Finland had previously closed all crossings amid an influx of migrants that Helsinki claimed was a “hybrid attack” by Moscow
Finland will reopen two of its eight border crossings with Russia, the government in Helsinki announced on Tuesday. The Nordic nation had previously shut down the entire border, citing a surge in asylum seekers that it claimed had been orchestrated by Moscow.
The southeastern Vaalimaa and Niirala crossings will resume operations, Finnish Prime Minister Petteri Orpo told journalists. The remaining six border stations will remain closed.
Interior Minister Mari Rantanen added that both reopenings are set for Thursday, and that the decision is expected to remain in force until January 14. If the number of asylum seekers increases again, the border stations could be closed earlier, she warned.
Helsinki gradually shut down its border crossings with Russia last month, with the last one closing on November 28. Finland cited an increase in the number of migrants from third nations seeking to cross into its territory from Russia as the reason for the move.

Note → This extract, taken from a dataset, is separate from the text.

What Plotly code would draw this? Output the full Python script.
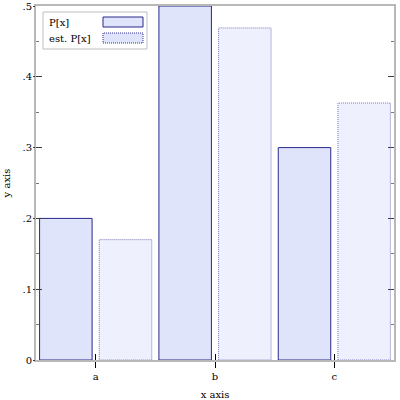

It repeatedly accused Moscow of being behind the development, although the Kremlin rejected the claims as “completely baseless.”
On Tuesday, Rantanen maintained that there was “a state actor behind the new arrivals,” adding that the situation at the border was not just about the “numbers.” The minister further claimed that the surge in new arrivals was a “hybrid operation” aimed at “destabilizing our society,” which Helsinki must resist. The authorities would monitor developments 24 hours a day, particularly during the Christmas holidays, she added.

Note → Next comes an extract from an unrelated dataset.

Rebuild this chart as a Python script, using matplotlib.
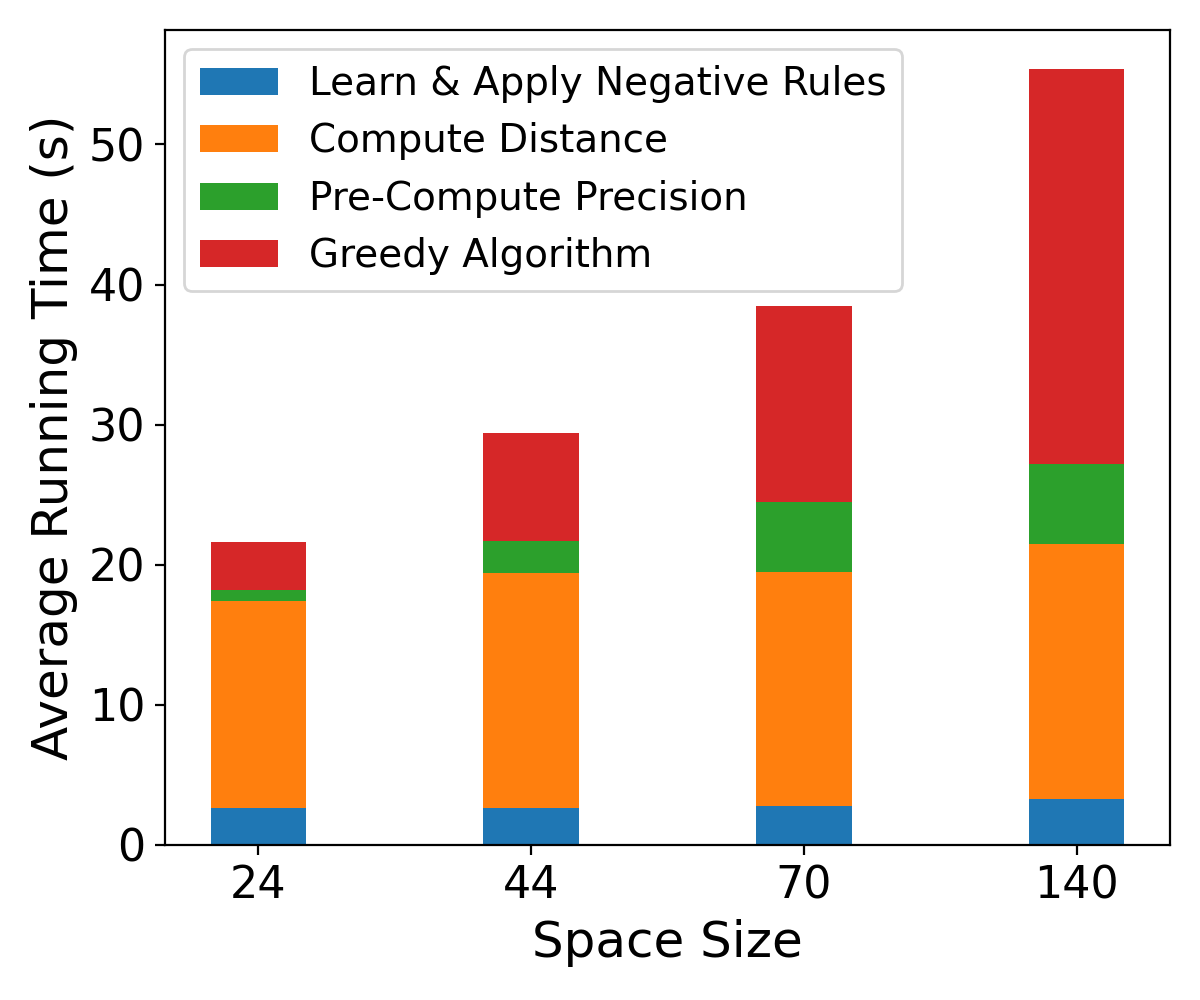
import matplotlib
matplotlib.use('Agg')
import matplotlib.pyplot as plt
import numpy as np

sizes = ['24', '44', '70', '140']
learn_rules = [2.65, 2.65, 2.8, 3.25]
compute_dist = [14.75, 16.75, 16.7, 18.2]
precompute_prec = [0.8, 2.3, 5.0, 5.75]
greedy = [3.4, 7.7, 13.95, 28.2]

fig = plt.figure(figsize=(6, 5), dpi=200)
ax = fig.add_subplot(111)

x = np.arange(len(sizes))
w = 0.35

b1 = np.array(learn_rules)
b2 = b1 + np.array(compute_dist)
b3 = b2 + np.array(precompute_prec)

ax.bar(x, learn_rules, w, color='tab:blue', label='Learn & Apply Negative Rules')
ax.bar(x, compute_dist, w, bottom=b1, color='tab:orange', label='Compute Distance')
ax.bar(x, precompute_prec, w, bottom=b2, color='tab:green', label='Pre-Compute Precision')
ax.bar(x, greedy, w, bottom=b3, color='tab:red', label='Greedy Algorithm')

ax.set_xticks(x)
ax.set_xticklabels(sizes)
ax.tick_params(labelsize=16)
ax.set_xlabel('Space Size', fontsize=18)
ax.set_ylabel('Average Running Time (s)', fontsize=18)
ax.legend(loc='upper left', fontsize=14)

fig.subplots_adjust(left=0.1375, right=0.975, top=0.97, bottom=0.155)
fig.savefig('out.png')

Helsinki is the newest NATO member, having abandoned its longstanding policy of neutrality soon after Russia launched its military operation in Ukraine last year. Moscow has said Finland does not pose a direct threat, but has vowed to take “retaliatory measures” against any actions that compromise national security.

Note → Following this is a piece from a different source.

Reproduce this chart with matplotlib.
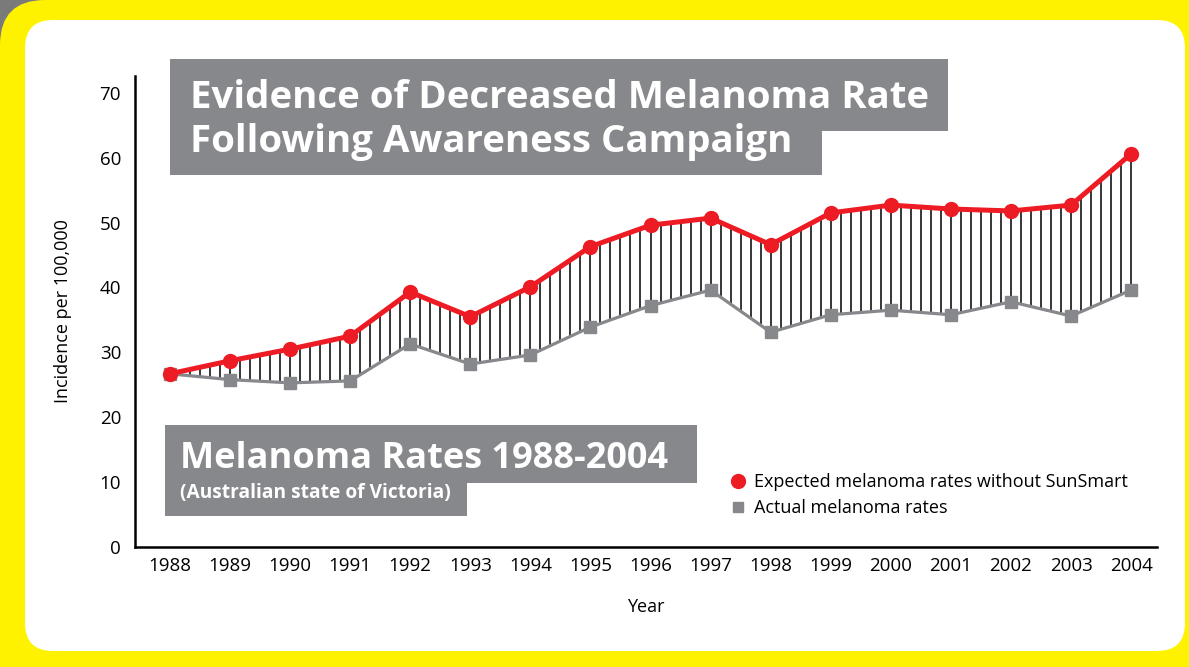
import numpy as np
import matplotlib
matplotlib.use("Agg")
import matplotlib.pyplot as plt
from matplotlib.patches import FancyBboxPatch, Rectangle
from matplotlib.lines import Line2D

# Daten
years = np.arange(1988, 2005)
expected = [26.7, 28.7, 30.5, 32.5, 39.3, 35.5, 40.1, 46.3, 49.6, 50.7,
            46.6, 51.5, 52.7, 52.1, 51.8, 52.7, 60.6]
actual = [26.7, 25.8, 25.3, 25.6, 31.3, 28.2, 29.6, 33.9, 37.2, 39.6,
          33.1, 35.8, 36.5, 35.8, 37.8, 35.6, 39.6]
yticks = [0, 10, 20, 30, 40, 50, 60, 70]

RED = "#ED1C24"
GREY = "#87888B"
YELLOW = "#FFF200"

plt.rcParams['font.family'] = ['Open Sans', 'DejaVu Sans']

W, H = 1189, 667
fig = plt.figure(figsize=(W/100, H/100), dpi=100)
fig.patch.set_facecolor(YELLOW)

# Hintergrund in Pixelkoordinaten
bg = fig.add_axes([0, 0, 1, 1])
bg.set_xlim(0, W)
bg.set_ylim(H, 0)
bg.axis("off")
bg.add_patch(Rectangle((0, 0), 50, 50, fc="#7a7a7a", ec="none"))
bg.add_patch(FancyBboxPatch((0, 0), W + 200, H + 200, boxstyle="round,pad=0,rounding_size=45",
                            fc=YELLOW, ec="none"))
bg.add_patch(FancyBboxPatch((25, 20), 1185 - 25, 651 - 20,
                            boxstyle="round,pad=0,rounding_size=28",
                            fc="white", ec="none"))

# Titelkästen
bg.add_patch(Rectangle((170, 59), 948 - 170, 131 - 59, fc=GREY, ec="none"))
bg.add_patch(Rectangle((170, 130), 822 - 170, 175 - 130, fc=GREY, ec="none"))
bg.add_patch(Rectangle((165, 425), 697 - 165, 483 - 425, fc=GREY, ec="none"))
bg.add_patch(Rectangle((165, 482), 467 - 165, 516 - 482, fc=GREY, ec="none"))

bg.text(190, 108, "Evidence of Decreased Melanoma Rate", color="white",
        fontsize=27.6, fontweight="bold", va="baseline")
bg.text(190, 152, "Following Awareness Campaign", color="white",
        fontsize=27.6, fontweight="bold", va="baseline")
bg.text(180, 468, "Melanoma Rates 1988-2004", color="white",
        fontsize=26, fontweight="bold", va="baseline")
bg.text(180, 498, "(Australian state of Victoria)", color="white",
        fontsize=13.8, fontweight="bold", va="baseline")

# Diagramm
ax = fig.add_axes([135/W, 1 - 547/H, (1157 - 135)/W, (547 - 76)/H])
ax.patch.set_alpha(0)
ax.set_xlim(1987.42, 2004.43)
ax.set_ylim(0, 72.6)

# senkrechte Schraffur zwischen den Linien
xs = np.arange(years[0], years[-1] + 0.01, 1/6)
ax.vlines(xs, np.interp(xs, years, actual), np.interp(xs, years, expected),
          color="black", lw=1.1, zorder=1)

ax.plot(years, actual, color=GREY, lw=2.3, marker="s", ms=8, zorder=3)
ax.plot(years, expected, color=RED, lw=3.6, marker="o", ms=10, zorder=4)

for s in ["top", "right"]:
    ax.spines[s].set_visible(False)
for s in ["left", "bottom"]:
    ax.spines[s].set_linewidth(1.8)
ax.set_xticks(years)
ax.set_yticks(yticks)
ax.tick_params(axis="x", length=0, pad=7, labelsize=13.5)
ax.tick_params(axis="y", length=0, pad=10, labelsize=13.5)
ax.set_xlabel("Year", fontsize=13, labelpad=17)
ax.set_ylabel("Incidence per 100,000", fontsize=13, labelpad=20)

handles = [Line2D([], [], ls="none", marker="o", ms=10, color=RED),
           Line2D([], [], ls="none", marker="s", ms=7, color=GREY)]
ax.legend(handles, ["Expected melanoma rates without SunSmart", "Actual melanoma rates"],
          loc="upper left", bbox_to_anchor=(722/W, 1 - 464/H), bbox_transform=fig.transFigure,
          frameon=False, fontsize=13, handlelength=0.8, handletextpad=0.5,
          labelspacing=0.45, borderpad=0)

fig.savefig("out.png", dpi=100, facecolor=fig.get_facecolor())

Amid the crisis, Poland, which also borders Russia, said it had offered to deploy a team of “military advisers” to the Nordic nation to provide “on-site knowledge on border security, including in an operational sense.” Finland later denied any knowledge of Warsaw’s offer, while the Kremlin condemned it as an “an absolutely unprovoked, unjustified concentration of military units on the Russian border.”
Earlier on Tuesday, the Council of Europe criticized Helsinki’s decision to close its border with Russia, pointing to concerns about effective access to legal entry for asylum seekers and “considerable risks for the health and life” of migrants.